Testimonies from the NCAA
Using the video testimonials below, evaluate the impact of Title IX on female athletes, coaches, athletic directors, and other school employees.
Based on the interviews, discuss the impact of Title IX on those interviewed, and also discuss how Title IX has influenced your lives. Possible question: What opportunities do they have that are protected by Title IX?
"What does Title IX mean to you?"
Interview two women in their lives (family members, teachers, counselors, religious leaders, and so on) about their experiences and opportunities in school. One woman should have been in school during the 1970s and the other woman should have gone to school at least ten years before the present.
Possible questions for the interview:
- What activities, organizations, or sports were you involved with while in high school?

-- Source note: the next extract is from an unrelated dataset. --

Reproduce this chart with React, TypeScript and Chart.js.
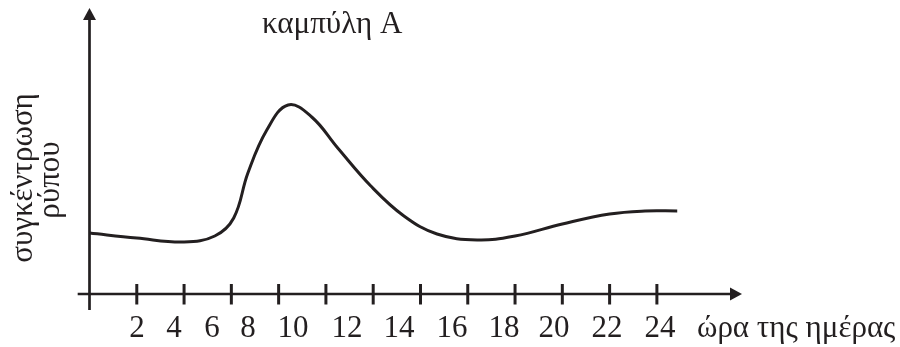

- Describe your physical education experience in grade school and/or high school?
- Did you notice any gender inequity while you were in school? If so, explain.
Is your school Title IX compliant?
Evaluate your school on Title IX requirements to see if your school is compliant with Title IX. Divide into three groups to examine Title IX criteria using the National Women’s Law Center's "Check it Out" questionnaire.
Also, research how schools learn about Title IX and practice compliance today. Check out Playing Fair: A Women’s Sports Foundation Guide to Title IX in High School & College Sports by Kathryn M. Reith from the Women’s Sports Foundation.
The female athletes of the mid-1990s were a different breed than those who competed before them. Most were born in the early 1970s and grew up with access to leagues and teams that their mothers had only dreamed about. Dubbed, "Title IX babies," many of the team sports players had attended college on athletic scholarships or at least had gotten to play on college teams.